### Data block
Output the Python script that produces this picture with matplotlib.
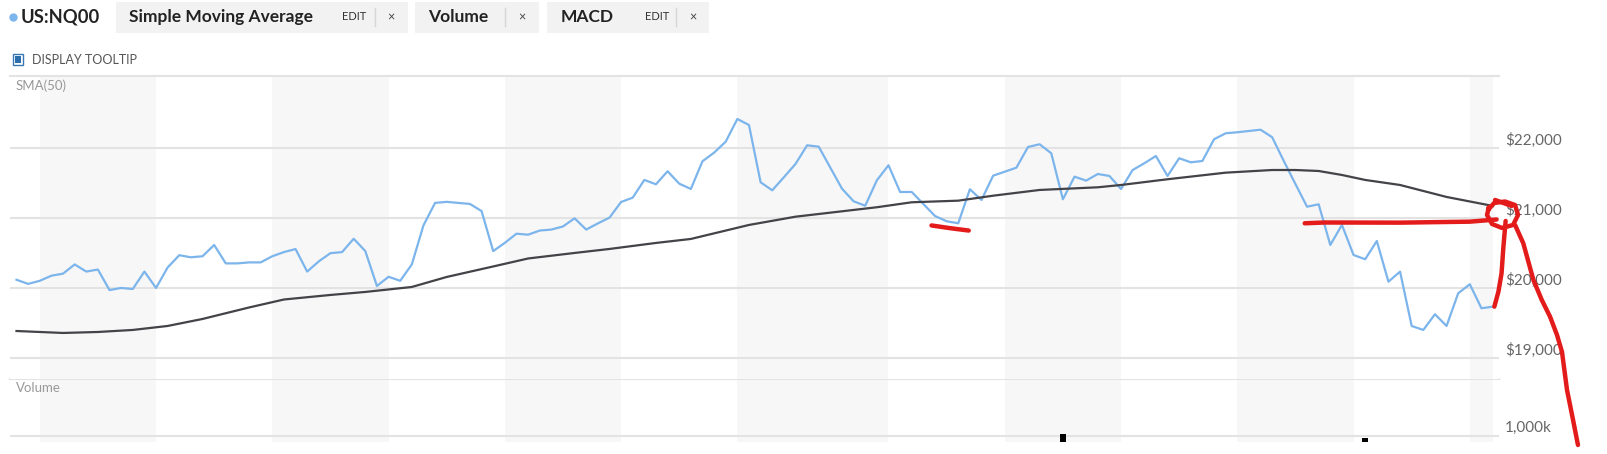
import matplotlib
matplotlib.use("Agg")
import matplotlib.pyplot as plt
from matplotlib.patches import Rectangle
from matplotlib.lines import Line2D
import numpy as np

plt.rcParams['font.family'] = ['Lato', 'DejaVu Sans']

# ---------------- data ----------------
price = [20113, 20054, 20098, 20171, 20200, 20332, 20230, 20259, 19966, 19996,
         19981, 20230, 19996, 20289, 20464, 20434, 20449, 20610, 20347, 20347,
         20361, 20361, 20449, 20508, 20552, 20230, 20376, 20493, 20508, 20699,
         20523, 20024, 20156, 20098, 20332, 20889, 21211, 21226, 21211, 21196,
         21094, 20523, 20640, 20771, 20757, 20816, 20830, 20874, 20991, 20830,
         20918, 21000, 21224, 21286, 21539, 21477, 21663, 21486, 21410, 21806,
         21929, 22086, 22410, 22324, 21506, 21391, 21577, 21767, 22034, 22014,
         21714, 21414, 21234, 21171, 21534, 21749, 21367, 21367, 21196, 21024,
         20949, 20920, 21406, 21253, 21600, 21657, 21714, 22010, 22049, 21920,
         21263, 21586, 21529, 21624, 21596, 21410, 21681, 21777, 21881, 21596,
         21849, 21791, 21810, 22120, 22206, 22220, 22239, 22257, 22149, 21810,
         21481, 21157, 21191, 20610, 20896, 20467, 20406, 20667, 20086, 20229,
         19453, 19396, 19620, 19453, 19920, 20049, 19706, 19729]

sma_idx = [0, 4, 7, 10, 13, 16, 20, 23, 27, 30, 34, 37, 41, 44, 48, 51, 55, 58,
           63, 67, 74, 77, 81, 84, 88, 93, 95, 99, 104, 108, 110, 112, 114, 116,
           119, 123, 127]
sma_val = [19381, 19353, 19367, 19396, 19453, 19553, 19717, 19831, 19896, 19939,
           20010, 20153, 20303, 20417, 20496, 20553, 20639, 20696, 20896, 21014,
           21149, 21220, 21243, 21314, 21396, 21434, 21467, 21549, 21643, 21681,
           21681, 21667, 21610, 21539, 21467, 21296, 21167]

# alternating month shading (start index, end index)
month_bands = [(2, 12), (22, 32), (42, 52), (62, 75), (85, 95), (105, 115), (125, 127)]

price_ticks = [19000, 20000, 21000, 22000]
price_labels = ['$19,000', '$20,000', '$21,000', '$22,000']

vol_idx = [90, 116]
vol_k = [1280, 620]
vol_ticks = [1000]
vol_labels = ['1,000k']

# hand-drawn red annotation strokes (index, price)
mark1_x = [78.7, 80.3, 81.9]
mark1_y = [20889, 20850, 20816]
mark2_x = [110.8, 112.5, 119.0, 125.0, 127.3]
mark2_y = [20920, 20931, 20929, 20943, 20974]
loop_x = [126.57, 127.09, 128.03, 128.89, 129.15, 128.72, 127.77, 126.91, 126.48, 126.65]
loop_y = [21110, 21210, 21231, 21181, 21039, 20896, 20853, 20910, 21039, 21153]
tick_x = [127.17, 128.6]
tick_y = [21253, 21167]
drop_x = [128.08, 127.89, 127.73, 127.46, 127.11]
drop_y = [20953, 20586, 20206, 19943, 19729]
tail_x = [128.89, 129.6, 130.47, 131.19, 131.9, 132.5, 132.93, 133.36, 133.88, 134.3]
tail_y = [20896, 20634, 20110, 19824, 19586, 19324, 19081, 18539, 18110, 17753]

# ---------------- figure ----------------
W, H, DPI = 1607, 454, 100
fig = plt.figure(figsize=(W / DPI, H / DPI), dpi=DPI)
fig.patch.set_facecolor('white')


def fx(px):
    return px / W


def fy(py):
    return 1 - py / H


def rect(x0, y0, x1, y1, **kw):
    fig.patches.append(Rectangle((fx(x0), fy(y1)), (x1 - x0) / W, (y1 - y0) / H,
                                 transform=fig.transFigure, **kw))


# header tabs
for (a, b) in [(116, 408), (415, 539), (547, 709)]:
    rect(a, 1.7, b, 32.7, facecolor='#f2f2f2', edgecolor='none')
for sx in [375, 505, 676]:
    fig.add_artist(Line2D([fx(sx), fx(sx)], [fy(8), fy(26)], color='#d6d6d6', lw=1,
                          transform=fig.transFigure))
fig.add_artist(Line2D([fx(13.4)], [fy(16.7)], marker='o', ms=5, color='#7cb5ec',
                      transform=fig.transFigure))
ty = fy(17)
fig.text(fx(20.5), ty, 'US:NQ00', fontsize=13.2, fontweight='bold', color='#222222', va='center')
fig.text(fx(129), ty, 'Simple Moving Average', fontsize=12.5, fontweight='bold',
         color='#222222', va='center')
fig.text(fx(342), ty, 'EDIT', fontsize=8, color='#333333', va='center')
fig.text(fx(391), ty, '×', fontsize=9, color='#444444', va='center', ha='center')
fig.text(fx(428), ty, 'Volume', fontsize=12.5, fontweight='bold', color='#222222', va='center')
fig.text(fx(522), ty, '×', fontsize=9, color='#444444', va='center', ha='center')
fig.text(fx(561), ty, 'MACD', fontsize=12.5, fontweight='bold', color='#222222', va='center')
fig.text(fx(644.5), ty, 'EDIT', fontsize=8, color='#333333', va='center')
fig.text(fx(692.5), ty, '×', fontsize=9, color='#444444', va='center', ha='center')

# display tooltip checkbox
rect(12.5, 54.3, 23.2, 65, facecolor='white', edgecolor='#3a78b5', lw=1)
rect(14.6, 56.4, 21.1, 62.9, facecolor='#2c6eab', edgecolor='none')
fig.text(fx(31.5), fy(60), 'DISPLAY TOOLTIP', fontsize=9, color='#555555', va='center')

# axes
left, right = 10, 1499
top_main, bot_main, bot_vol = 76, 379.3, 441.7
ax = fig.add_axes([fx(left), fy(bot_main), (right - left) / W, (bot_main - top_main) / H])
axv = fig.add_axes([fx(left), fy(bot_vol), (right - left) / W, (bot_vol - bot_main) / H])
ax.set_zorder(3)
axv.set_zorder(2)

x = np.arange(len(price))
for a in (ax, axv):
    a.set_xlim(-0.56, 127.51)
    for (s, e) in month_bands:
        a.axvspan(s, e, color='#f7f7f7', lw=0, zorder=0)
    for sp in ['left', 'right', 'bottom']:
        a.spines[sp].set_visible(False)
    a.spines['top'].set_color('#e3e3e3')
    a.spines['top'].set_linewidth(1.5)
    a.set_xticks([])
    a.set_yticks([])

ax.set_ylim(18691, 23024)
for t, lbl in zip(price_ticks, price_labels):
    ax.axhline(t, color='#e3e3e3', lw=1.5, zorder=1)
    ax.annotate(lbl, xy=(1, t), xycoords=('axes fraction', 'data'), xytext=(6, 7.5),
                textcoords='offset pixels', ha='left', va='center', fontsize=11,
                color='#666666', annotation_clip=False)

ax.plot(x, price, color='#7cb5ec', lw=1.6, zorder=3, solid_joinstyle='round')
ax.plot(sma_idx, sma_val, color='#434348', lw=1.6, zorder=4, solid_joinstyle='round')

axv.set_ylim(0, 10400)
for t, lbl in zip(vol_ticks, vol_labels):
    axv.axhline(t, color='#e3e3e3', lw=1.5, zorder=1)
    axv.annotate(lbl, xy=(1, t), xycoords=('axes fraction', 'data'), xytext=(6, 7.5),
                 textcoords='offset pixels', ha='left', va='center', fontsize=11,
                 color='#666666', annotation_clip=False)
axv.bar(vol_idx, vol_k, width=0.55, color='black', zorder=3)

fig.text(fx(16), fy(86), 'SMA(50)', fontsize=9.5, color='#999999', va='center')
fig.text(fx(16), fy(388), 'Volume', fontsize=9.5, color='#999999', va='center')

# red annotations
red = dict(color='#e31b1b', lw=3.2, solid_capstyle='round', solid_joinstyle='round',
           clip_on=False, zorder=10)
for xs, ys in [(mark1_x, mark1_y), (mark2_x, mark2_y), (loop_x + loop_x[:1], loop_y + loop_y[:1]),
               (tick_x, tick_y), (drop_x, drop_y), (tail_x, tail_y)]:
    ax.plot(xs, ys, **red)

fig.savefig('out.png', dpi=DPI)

### Written task
Your task is to reproduce exactly the lines from the start of the data above through the line containing "19453, 19396, 19620, 19453, 19920, 20049, 19706, 19729]", leaving every picture out.

### In response
Output the Python script that produces this picture with matplotlib.
import matplotlib
matplotlib.use("Agg")
import matplotlib.pyplot as plt
from matplotlib.patches import Rectangle
from matplotlib.lines import Line2D
import numpy as np

plt.rcParams['font.family'] = ['Lato', 'DejaVu Sans']

# ---------------- data ----------------
price = [20113, 20054, 20098, 20171, 20200, 20332, 20230, 20259, 19966, 19996,
         19981, 20230, 19996, 20289, 20464, 20434, 20449, 20610, 20347, 20347,
         20361, 20361, 20449, 20508, 20552, 20230, 20376, 20493, 20508, 20699,
         20523, 20024, 20156, 20098, 20332, 20889, 21211, 21226, 21211, 21196,
         21094, 20523, 20640, 20771, 20757, 20816, 20830, 20874, 20991, 20830,
         20918, 21000, 21224, 21286, 21539, 21477, 21663, 21486, 21410, 21806,
         21929, 22086, 22410, 22324, 21506, 21391, 21577, 21767, 22034, 22014,
         21714, 21414, 21234, 21171, 21534, 21749, 21367, 21367, 21196, 21024,
         20949, 20920, 21406, 21253, 21600, 21657, 21714, 22010, 22049, 21920,
         21263, 21586, 21529, 21624, 21596, 21410, 21681, 21777, 21881, 21596,
         21849, 21791, 21810, 22120, 22206, 22220, 22239, 22257, 22149, 21810,
         21481, 21157, 21191, 20610, 20896, 20467, 20406, 20667, 20086, 20229,
         19453, 19396, 19620, 19453, 19920, 20049, 19706, 19729]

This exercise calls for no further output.